[Data for this exercise]
^^^^

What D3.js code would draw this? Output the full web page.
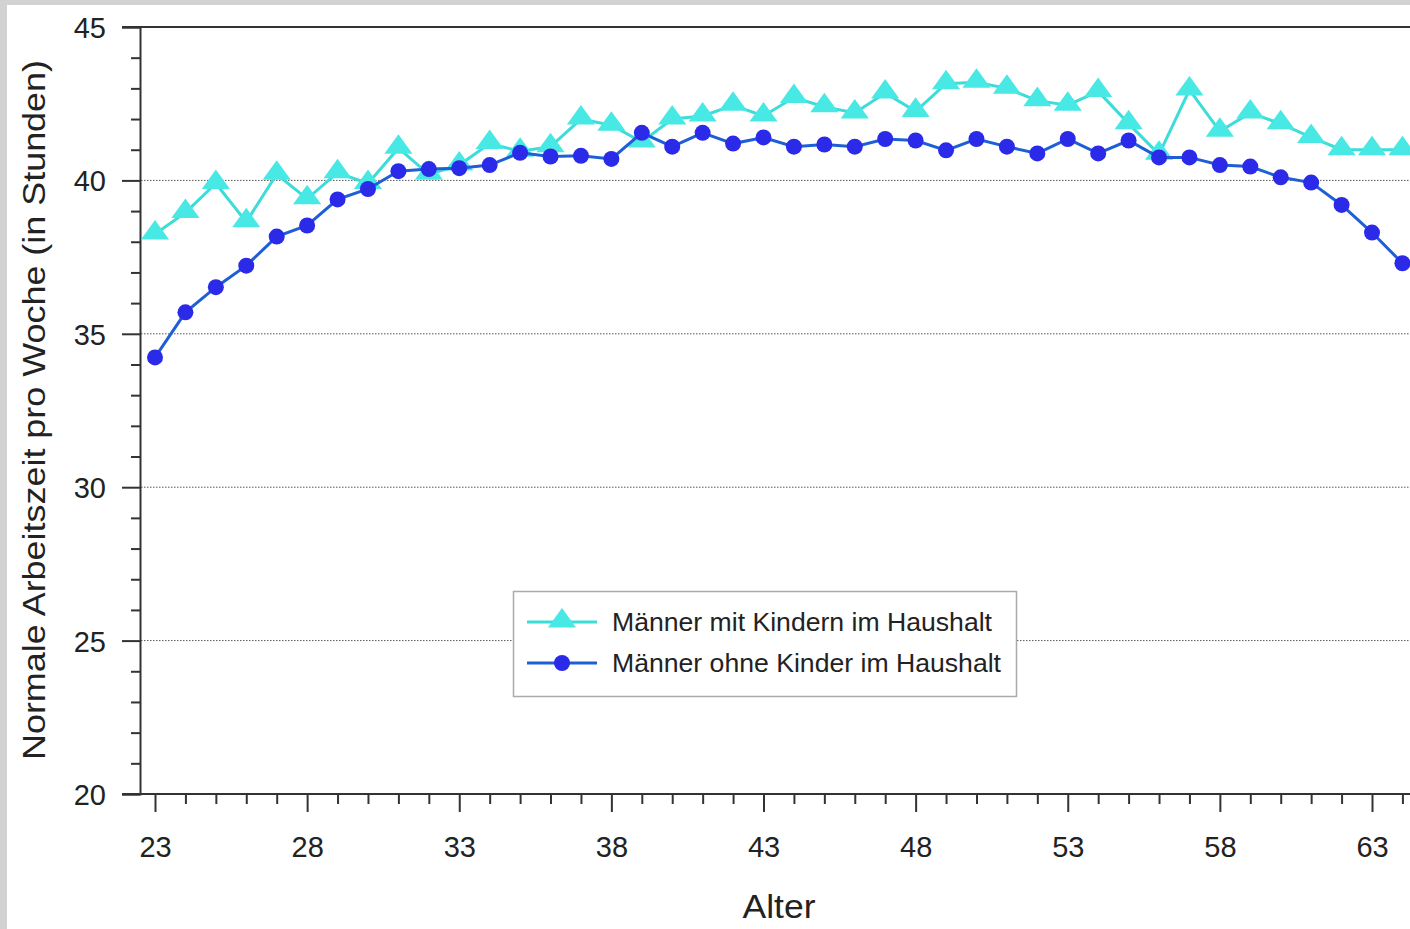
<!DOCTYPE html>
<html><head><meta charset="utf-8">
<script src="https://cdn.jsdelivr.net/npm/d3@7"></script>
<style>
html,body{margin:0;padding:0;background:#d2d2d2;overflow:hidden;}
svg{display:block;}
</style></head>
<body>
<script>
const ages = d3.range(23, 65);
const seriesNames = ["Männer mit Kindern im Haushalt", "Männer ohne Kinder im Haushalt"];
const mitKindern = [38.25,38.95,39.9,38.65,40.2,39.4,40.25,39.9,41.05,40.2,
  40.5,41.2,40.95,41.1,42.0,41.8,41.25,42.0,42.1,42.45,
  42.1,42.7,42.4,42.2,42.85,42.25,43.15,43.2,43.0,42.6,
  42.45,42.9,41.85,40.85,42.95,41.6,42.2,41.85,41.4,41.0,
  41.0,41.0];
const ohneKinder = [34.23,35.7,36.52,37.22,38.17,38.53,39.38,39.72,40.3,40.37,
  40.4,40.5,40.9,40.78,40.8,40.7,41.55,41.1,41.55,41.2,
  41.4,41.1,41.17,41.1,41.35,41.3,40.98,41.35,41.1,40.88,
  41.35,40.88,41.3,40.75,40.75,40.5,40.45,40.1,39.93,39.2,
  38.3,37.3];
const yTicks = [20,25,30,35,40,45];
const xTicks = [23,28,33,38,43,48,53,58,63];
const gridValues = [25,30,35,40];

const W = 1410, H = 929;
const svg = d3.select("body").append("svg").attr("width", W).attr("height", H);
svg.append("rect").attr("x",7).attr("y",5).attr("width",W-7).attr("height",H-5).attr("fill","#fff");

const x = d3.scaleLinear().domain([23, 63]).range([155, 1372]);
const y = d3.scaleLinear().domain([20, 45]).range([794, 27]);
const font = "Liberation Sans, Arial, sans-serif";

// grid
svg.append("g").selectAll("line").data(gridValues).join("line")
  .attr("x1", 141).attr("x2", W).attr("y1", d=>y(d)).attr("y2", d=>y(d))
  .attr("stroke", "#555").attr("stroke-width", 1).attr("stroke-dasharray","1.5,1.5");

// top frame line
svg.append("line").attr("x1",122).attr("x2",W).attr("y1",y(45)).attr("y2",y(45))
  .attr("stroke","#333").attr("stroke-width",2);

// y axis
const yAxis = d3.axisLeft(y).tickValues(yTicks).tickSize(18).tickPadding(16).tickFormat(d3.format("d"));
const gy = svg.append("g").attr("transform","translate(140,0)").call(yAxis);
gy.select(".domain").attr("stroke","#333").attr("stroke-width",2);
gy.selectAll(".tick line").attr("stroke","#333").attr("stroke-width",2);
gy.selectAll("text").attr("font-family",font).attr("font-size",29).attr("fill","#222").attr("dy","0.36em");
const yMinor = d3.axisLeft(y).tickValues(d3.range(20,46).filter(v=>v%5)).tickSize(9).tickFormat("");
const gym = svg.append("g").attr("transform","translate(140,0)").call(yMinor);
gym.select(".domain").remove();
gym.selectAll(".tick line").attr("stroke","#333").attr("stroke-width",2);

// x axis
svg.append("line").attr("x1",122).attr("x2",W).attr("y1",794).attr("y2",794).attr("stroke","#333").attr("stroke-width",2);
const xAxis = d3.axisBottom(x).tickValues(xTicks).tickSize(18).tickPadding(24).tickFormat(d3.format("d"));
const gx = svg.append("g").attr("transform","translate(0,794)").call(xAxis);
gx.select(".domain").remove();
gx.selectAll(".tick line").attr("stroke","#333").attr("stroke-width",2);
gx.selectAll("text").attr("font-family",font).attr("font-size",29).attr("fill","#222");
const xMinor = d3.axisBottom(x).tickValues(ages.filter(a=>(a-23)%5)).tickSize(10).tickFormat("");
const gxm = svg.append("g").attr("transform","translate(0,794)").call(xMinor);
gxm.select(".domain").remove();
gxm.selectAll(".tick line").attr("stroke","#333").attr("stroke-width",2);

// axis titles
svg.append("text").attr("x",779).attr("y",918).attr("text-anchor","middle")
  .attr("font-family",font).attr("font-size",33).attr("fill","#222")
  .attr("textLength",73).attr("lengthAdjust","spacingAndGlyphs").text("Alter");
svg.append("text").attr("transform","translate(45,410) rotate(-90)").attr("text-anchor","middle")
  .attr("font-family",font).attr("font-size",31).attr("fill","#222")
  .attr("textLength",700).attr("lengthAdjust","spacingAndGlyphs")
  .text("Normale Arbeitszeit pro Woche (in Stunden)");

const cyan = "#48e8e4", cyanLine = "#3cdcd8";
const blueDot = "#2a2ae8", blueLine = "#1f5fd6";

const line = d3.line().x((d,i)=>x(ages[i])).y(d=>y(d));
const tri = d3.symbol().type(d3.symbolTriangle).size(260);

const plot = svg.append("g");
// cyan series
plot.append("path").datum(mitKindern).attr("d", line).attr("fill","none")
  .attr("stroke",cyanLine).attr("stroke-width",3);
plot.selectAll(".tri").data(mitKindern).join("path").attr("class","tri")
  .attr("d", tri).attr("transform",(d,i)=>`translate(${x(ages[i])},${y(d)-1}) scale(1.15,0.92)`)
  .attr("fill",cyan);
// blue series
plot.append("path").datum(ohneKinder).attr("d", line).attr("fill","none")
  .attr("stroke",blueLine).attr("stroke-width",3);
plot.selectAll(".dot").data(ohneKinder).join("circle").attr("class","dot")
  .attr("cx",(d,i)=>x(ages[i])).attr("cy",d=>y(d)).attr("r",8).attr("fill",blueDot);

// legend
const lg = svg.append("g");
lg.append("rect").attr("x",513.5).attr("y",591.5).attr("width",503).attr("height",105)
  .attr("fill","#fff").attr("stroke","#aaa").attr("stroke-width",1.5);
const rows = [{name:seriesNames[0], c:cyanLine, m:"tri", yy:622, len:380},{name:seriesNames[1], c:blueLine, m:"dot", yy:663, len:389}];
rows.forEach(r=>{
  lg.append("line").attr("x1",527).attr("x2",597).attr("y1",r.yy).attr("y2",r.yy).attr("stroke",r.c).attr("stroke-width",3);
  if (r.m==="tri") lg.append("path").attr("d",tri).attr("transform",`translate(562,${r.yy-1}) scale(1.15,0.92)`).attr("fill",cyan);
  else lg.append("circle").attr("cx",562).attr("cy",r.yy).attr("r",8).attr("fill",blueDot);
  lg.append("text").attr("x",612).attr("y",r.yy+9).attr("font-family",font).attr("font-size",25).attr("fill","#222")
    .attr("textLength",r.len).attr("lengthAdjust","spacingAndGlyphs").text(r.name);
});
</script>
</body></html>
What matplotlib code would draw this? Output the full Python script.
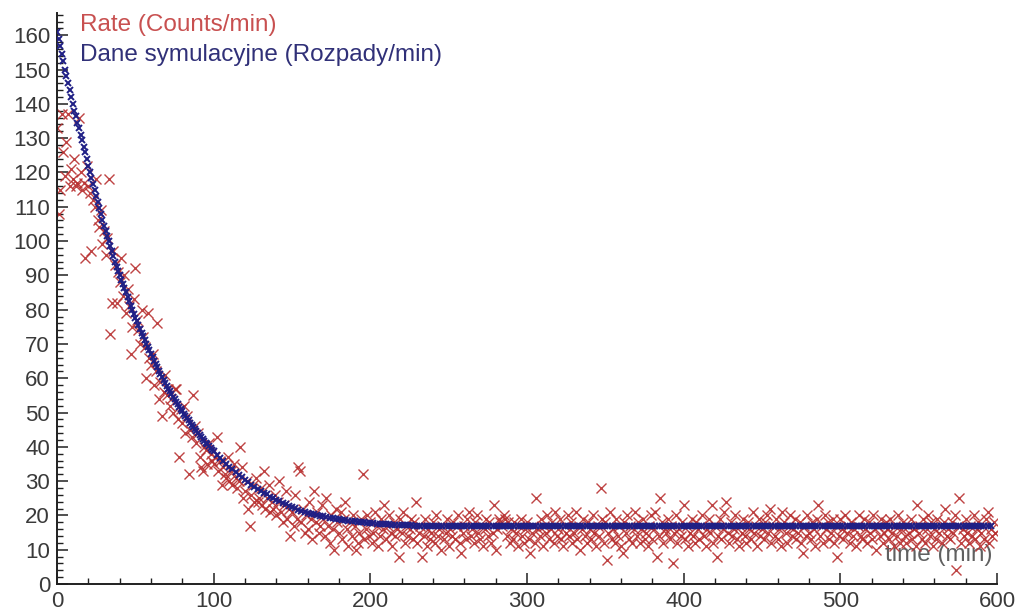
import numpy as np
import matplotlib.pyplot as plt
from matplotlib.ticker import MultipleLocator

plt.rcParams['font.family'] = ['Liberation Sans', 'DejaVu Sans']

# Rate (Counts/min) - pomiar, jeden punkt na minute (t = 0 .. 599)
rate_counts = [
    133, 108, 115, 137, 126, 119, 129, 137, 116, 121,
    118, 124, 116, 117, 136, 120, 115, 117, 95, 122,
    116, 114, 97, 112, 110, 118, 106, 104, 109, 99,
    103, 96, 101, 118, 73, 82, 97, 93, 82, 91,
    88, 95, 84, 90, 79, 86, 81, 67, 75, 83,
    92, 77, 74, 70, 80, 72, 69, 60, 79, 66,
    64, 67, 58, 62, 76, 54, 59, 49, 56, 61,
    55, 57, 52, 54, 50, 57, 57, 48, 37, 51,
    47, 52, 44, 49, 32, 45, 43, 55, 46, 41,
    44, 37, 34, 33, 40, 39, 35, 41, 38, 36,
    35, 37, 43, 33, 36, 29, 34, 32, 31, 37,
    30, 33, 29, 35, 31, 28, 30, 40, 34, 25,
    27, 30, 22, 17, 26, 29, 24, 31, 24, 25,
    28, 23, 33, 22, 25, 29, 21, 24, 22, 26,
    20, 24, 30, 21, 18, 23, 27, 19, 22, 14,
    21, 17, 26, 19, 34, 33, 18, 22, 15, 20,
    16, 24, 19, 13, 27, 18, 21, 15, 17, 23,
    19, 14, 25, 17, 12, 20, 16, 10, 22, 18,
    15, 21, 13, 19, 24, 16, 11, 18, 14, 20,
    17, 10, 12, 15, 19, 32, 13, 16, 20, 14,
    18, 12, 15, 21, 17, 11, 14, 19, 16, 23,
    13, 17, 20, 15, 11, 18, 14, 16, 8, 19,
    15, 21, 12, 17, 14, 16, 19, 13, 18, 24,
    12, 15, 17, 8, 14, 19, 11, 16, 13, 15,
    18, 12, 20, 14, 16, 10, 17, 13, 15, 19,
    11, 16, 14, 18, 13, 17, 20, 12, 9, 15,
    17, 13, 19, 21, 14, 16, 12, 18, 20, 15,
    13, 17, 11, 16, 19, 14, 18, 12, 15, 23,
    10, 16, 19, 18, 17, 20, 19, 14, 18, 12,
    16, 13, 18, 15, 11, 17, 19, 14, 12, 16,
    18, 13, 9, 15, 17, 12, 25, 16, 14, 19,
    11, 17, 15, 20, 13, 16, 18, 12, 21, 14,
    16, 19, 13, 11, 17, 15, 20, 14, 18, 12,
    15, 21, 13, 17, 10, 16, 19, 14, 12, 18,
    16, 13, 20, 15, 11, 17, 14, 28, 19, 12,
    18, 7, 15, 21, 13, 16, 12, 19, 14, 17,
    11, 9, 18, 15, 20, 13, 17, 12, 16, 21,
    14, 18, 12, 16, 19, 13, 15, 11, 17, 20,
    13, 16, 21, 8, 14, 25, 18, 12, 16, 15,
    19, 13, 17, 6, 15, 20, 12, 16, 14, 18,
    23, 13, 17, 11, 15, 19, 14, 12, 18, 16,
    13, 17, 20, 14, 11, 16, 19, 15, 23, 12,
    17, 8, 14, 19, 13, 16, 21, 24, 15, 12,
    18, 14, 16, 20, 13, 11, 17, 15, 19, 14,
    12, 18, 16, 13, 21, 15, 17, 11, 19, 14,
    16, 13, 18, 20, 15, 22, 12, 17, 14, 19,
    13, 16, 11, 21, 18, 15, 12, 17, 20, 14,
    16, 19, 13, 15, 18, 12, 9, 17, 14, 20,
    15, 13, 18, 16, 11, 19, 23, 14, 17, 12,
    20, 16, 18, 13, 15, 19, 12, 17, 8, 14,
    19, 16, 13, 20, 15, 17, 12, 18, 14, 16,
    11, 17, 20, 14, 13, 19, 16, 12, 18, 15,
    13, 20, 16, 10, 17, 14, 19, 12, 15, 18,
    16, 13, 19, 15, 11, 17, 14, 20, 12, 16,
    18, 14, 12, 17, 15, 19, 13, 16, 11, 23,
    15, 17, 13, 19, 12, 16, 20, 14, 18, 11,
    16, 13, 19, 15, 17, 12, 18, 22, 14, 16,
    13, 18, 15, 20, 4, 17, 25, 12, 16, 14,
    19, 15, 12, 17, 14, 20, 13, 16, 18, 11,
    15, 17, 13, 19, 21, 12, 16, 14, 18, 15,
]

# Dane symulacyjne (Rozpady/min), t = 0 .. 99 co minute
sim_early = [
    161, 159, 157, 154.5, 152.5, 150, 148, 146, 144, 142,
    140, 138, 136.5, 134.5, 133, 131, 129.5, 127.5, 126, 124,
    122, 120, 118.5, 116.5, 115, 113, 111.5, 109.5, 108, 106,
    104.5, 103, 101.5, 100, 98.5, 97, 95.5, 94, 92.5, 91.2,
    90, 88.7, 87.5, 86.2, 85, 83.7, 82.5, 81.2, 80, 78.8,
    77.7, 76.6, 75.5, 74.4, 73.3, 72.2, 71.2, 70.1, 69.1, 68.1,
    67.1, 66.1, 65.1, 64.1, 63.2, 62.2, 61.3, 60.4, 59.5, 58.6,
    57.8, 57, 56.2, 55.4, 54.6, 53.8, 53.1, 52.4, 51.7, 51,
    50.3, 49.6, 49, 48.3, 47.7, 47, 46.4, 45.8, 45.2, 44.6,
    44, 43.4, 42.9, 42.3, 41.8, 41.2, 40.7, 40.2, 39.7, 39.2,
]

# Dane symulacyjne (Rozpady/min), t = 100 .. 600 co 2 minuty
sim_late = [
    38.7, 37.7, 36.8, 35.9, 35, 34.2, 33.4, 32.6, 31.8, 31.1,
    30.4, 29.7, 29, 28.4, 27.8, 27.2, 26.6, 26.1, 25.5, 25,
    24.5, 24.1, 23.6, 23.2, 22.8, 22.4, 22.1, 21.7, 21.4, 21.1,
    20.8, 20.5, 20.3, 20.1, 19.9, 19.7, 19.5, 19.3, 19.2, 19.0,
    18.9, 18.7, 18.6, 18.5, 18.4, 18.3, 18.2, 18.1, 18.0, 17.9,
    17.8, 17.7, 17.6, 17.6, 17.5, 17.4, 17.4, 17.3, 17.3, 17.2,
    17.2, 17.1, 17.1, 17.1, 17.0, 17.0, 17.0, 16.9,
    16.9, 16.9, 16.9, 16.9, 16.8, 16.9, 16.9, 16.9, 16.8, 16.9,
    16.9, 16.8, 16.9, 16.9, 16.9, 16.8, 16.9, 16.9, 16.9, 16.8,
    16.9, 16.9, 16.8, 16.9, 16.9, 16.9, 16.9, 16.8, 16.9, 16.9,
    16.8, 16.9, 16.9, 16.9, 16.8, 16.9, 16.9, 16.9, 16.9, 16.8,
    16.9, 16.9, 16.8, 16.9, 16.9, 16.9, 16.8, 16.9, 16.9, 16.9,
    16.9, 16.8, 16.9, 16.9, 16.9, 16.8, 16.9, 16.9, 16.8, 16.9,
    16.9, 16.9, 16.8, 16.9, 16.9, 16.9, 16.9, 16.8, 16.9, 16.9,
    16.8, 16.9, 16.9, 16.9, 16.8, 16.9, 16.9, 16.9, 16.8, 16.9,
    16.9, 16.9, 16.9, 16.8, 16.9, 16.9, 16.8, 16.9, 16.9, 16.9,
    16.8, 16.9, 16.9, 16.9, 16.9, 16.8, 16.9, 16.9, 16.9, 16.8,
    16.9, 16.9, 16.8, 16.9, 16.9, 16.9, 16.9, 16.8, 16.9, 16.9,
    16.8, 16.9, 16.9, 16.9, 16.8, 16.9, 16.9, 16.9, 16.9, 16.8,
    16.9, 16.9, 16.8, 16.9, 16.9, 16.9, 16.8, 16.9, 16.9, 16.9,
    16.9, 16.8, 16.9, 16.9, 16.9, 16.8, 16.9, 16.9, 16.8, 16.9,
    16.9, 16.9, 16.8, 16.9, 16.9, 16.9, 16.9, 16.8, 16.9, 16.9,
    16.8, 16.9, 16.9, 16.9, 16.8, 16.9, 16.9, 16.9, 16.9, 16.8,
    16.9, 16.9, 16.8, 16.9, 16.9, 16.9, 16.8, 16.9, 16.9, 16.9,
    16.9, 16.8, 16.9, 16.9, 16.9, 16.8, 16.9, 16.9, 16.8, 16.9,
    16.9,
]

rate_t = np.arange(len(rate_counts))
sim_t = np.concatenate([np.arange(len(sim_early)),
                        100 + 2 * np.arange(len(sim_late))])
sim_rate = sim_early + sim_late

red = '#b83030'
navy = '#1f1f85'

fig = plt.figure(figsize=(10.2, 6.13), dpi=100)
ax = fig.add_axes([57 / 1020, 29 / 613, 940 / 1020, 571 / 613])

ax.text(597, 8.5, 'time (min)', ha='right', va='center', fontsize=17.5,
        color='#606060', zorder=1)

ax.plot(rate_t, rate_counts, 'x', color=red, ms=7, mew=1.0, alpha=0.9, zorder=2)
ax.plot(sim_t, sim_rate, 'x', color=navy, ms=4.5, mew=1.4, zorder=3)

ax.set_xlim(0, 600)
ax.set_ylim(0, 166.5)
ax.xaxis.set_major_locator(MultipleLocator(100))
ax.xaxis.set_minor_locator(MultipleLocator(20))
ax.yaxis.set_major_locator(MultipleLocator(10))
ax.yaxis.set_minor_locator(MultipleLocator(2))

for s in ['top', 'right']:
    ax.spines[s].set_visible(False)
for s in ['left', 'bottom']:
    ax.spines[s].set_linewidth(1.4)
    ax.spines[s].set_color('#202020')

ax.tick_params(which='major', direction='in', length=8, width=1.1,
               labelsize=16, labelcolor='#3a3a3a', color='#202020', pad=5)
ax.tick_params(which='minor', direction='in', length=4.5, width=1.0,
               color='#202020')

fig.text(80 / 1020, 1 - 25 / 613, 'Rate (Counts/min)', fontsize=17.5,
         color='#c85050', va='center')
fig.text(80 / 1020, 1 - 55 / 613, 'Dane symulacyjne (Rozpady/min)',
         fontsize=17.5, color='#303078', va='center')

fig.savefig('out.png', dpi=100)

^^^^

[Written exercise] Print exactly the lines from the line containing "What matplotlib code" through the line containing "plt.rcParams['font.family'] = ['Liberation", and omit any picture found among them.

[Solution for this exercise]
What matplotlib code would draw this? Output the full Python script.
import numpy as np
import matplotlib.pyplot as plt
from matplotlib.ticker import MultipleLocator

plt.rcParams['font.family'] = ['Liberation Sans', 'DejaVu Sans']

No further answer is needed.